◆ Given data:
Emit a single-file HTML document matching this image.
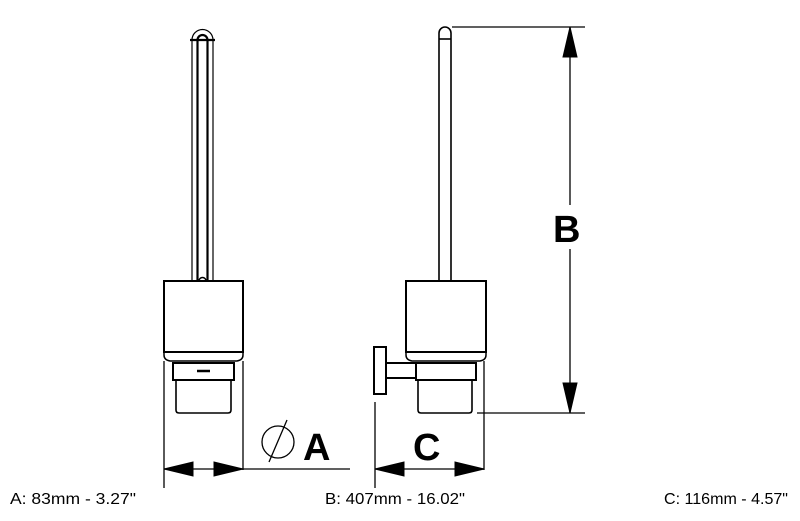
<!DOCTYPE html>
<html><head><meta charset="utf-8"><style>
html,body{margin:0;padding:0;background:#fff;width:800px;height:521px;overflow:hidden}
svg{display:block}
text{font-family:"Liberation Sans",sans-serif}
</style></head><body>
<svg width="800" height="521" viewBox="0 0 800 521" fill="none" stroke="#000">
<g stroke-width="1.2">
<path d="M192 280 V40 A10.5 10.5 0 0 1 213 40 V280"/>
</g>
<g stroke-width="2.2">
<path d="M197.5 280 V40 A5 5 0 0 1 207.5 40 V280"/>
<path d="M190 40 H215"/>
</g>
<path d="M199 281 A3 3 0 0 1 206 281" stroke-width="1.5"/>
<rect x="164" y="281" width="79" height="71" stroke-width="2"/>
<path d="M164 352 V355 Q164 360 170 361 H237 Q243 360 243 355 V352" stroke-width="1.5"/>
<rect x="173" y="363" width="61" height="17" stroke-width="2"/>
<path d="M197 371 H210" stroke-width="2.5"/>
<path d="M176 380 V410 Q176 413 179 413 H228 Q231 413 231 410 V380" stroke-width="1.6"/>
<g stroke-width="1.3">
<path d="M164 361 V488"/><path d="M243 361 V470"/>
<path d="M164 469 H350"/>
</g>
<path d="M164 469 L193 462 V476 Z" fill="#000"/>
<path d="M243 469 L214 462 V476 Z" fill="#000"/>
<circle cx="278" cy="442" r="16" stroke-width="1.3"/>
<path d="M269 462 L287 420" stroke-width="1.3"/>
<text x="303" y="460" font-size="38" font-weight="bold" fill="#000" stroke="none">A</text>
<path d="M439 281 V33 A6 6 0 0 1 451 33 V281" stroke-width="1.6"/>
<path d="M439 39 H451" stroke-width="1.6"/>
<rect x="406" y="281" width="80" height="71" stroke-width="2"/>
<path d="M406 352 V355 Q406 360 412 361 H480 Q486 360 486 355 V352" stroke-width="1.5"/>
<rect x="416" y="363" width="60" height="17" stroke-width="2"/>
<path d="M418 380 V410 Q418 413 421 413 H469 Q472 413 472 410 V380" stroke-width="1.6"/>
<rect x="374" y="347" width="12" height="47" stroke-width="2"/>
<rect x="386" y="363" width="30" height="15" stroke-width="2"/>
<g stroke-width="1.3">
<path d="M375 402 V488"/><path d="M484 361 V470"/>
<path d="M375 469 H484"/>
<path d="M452 27 H585"/><path d="M477 413 H585"/>
<path d="M570 27 V413"/>
</g>
<path d="M375 469 L404 462 V476 Z" fill="#000"/>
<path d="M484 469 L455 462 V476 Z" fill="#000"/>
<path d="M570 27 L563 57 H577 Z" fill="#000"/>
<path d="M570 413 L563 383 H577 Z" fill="#000"/>
<rect x="550" y="205" width="40" height="44" fill="#fff" stroke="none"/>
<text x="553" y="242" font-size="38" font-weight="bold" fill="#000" stroke="none">B</text>
<text x="413" y="460" font-size="38" font-weight="bold" fill="#000" stroke="none">C</text>
<g fill="#000" stroke="none" font-size="16">
<text x="10" y="504" textLength="126" lengthAdjust="spacingAndGlyphs">A: 83mm - 3.27"</text>
<text x="325" y="504" textLength="140" lengthAdjust="spacingAndGlyphs">B: 407mm - 16.02"</text>
<text x="664" y="504" textLength="124" lengthAdjust="spacingAndGlyphs">C: 116mm - 4.57"</text>
</g>
</svg>
</body></html>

◆ Task to complete: Reproduce the full material exactly, excluding the pictures.

◆ Full solution:
Emit a single-file HTML document matching this image.
<!DOCTYPE html>
<html><head><meta charset="utf-8"><style>
html,body{margin:0;padding:0;background:#fff;width:800px;height:521px;overflow:hidden}
svg{display:block}
text{font-family:"Liberation Sans",sans-serif}
</style></head><body>
<svg width="800" height="521" viewBox="0 0 800 521" fill="none" stroke="#000">
<g stroke-width="1.2">
<path d="M192 280 V40 A10.5 10.5 0 0 1 213 40 V280"/>
</g>
<g stroke-width="2.2">
<path d="M197.5 280 V40 A5 5 0 0 1 207.5 40 V280"/>
<path d="M190 40 H215"/>
</g>
<path d="M199 281 A3 3 0 0 1 206 281" stroke-width="1.5"/>
<rect x="164" y="281" width="79" height="71" stroke-width="2"/>
<path d="M164 352 V355 Q164 360 170 361 H237 Q243 360 243 355 V352" stroke-width="1.5"/>
<rect x="173" y="363" width="61" height="17" stroke-width="2"/>
<path d="M197 371 H210" stroke-width="2.5"/>
<path d="M176 380 V410 Q176 413 179 413 H228 Q231 413 231 410 V380" stroke-width="1.6"/>
<g stroke-width="1.3">
<path d="M164 361 V488"/><path d="M243 361 V470"/>
<path d="M164 469 H350"/>
</g>
<path d="M164 469 L193 462 V476 Z" fill="#000"/>
<path d="M243 469 L214 462 V476 Z" fill="#000"/>
<circle cx="278" cy="442" r="16" stroke-width="1.3"/>
<path d="M269 462 L287 420" stroke-width="1.3"/>
<text x="303" y="460" font-size="38" font-weight="bold" fill="#000" stroke="none">A</text>
<path d="M439 281 V33 A6 6 0 0 1 451 33 V281" stroke-width="1.6"/>
<path d="M439 39 H451" stroke-width="1.6"/>
<rect x="406" y="281" width="80" height="71" stroke-width="2"/>
<path d="M406 352 V355 Q406 360 412 361 H480 Q486 360 486 355 V352" stroke-width="1.5"/>
<rect x="416" y="363" width="60" height="17" stroke-width="2"/>
<path d="M418 380 V410 Q418 413 421 413 H469 Q472 413 472 410 V380" stroke-width="1.6"/>
<rect x="374" y="347" width="12" height="47" stroke-width="2"/>
<rect x="386" y="363" width="30" height="15" stroke-width="2"/>
<g stroke-width="1.3">
<path d="M375 402 V488"/><path d="M484 361 V470"/>
<path d="M375 469 H484"/>
<path d="M452 27 H585"/><path d="M477 413 H585"/>
<path d="M570 27 V413"/>
</g>
<path d="M375 469 L404 462 V476 Z" fill="#000"/>
<path d="M484 469 L455 462 V476 Z" fill="#000"/>
<path d="M570 27 L563 57 H577 Z" fill="#000"/>
<path d="M570 413 L563 383 H577 Z" fill="#000"/>
<rect x="550" y="205" width="40" height="44" fill="#fff" stroke="none"/>
<text x="553" y="242" font-size="38" font-weight="bold" fill="#000" stroke="none">B</text>
<text x="413" y="460" font-size="38" font-weight="bold" fill="#000" stroke="none">C</text>
<g fill="#000" stroke="none" font-size="16">
<text x="10" y="504" textLength="126" lengthAdjust="spacingAndGlyphs">A: 83mm - 3.27"</text>
<text x="325" y="504" textLength="140" lengthAdjust="spacingAndGlyphs">B: 407mm - 16.02"</text>
<text x="664" y="504" textLength="124" lengthAdjust="spacingAndGlyphs">C: 116mm - 4.57"</text>
</g>
</svg>
</body></html>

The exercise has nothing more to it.